On the inside, which The Giant can’t get to no matter how hard he tries: screw you, make your own damn lunch, and while you’re at it, clean your own car and do your own laundry, especially your boxers, and can I please stop having to clean your bathroom, because your stray pubic hairs make me nauseous?

I play this role of the beaten-down, cowed girl because I’m scared. Terrified, really. What little freedom I have is like a delicate piece of blown glass. The slightest push can make it shatter into a thousand million pieces. It wasn’t always like this. Before my mom married The Giant, there was laughter in our house, random dance parties, adventures. Not anymore. I live in a kingdom ruled by a tyrant bent on my destruction.

The Giant curses under his breath and I want to be like, It won’t kill you to make your own fucking sandwich. Seriously. Bread, turkey, mustard, Swiss: boom—you have a sandwich. Christ.

I hear a door open down the hall and then Mom is coming in with her own version of Contrite and Subservient Female on her face. My mom thinks invisible dirt is real, that disasters are around every corner. She thinks the Grim Reaper hides in the cracks between tiles, on top of baseboards, in the toilet bowl. She is unwell.

“What’s going on?” she asks, looking from me to The Giant.
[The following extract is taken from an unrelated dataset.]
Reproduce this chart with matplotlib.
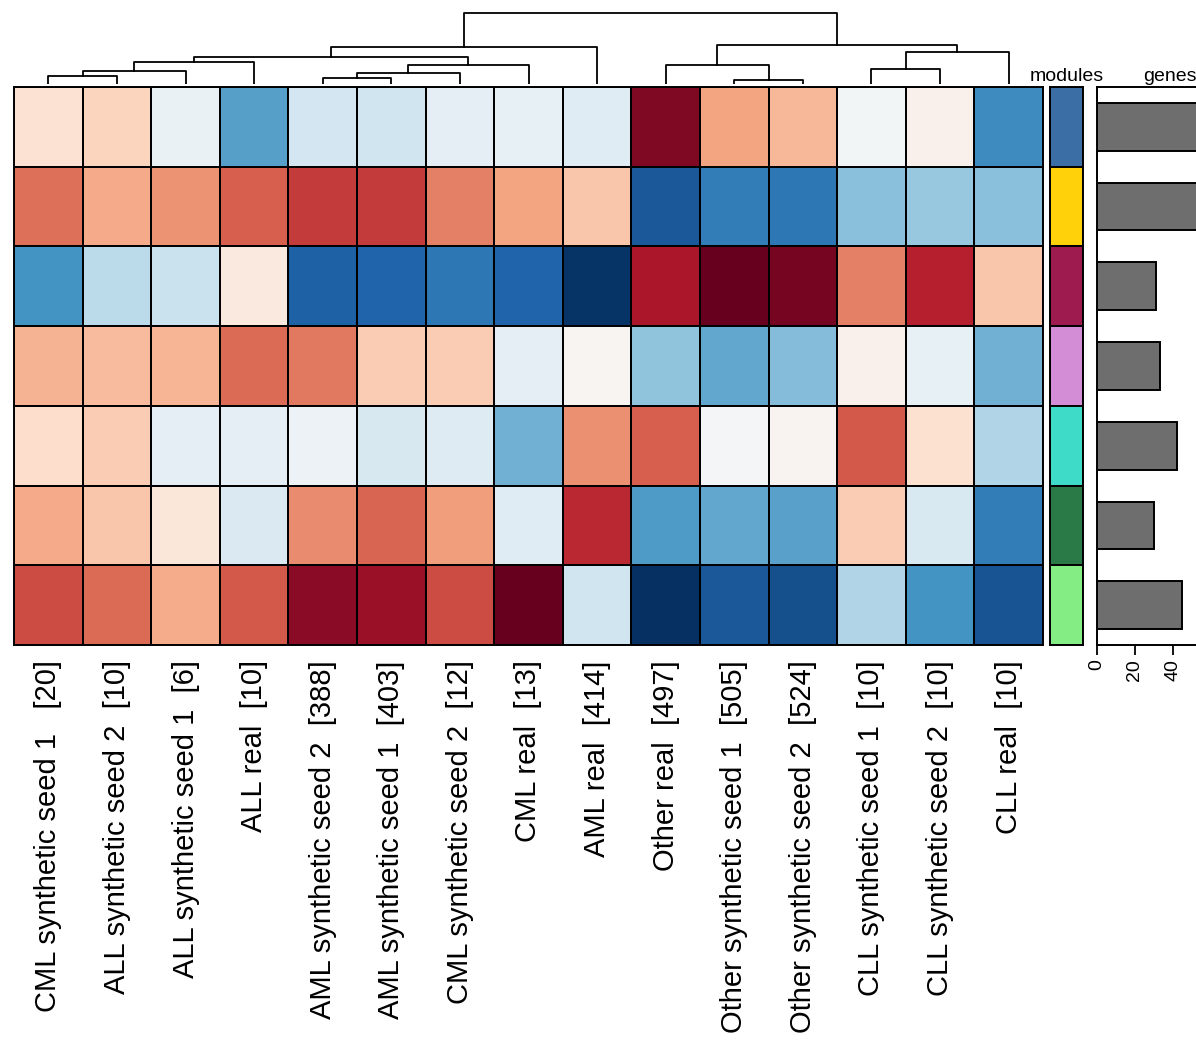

Her lips pull down as she glances at me, like I’m already a disappointment and it’s not even eight in the morning.

“Your daughter didn’t make my lunch again and so I’ll have to waste money today on getting lunch out again, that’s what’s going on.” He looks at me and I can almost hear the thought in his head: You aren’t my child—I wish you would get the hell out of my house forever.

“You better not be expecting to go to the movies on Friday with Natalie and Alyssa,” he adds.

Big surprise. Let me guess: babysitting.

Don’t get me wrong: even though Sam is half Giant, I love him to death. It’s pretty hard to hate on a three-year-old. It’s not his fault The Giant’s his dad just as much as it’s not my fault my dad is a former/possibly current cokehead who lives in another state and forgets my birthday every year.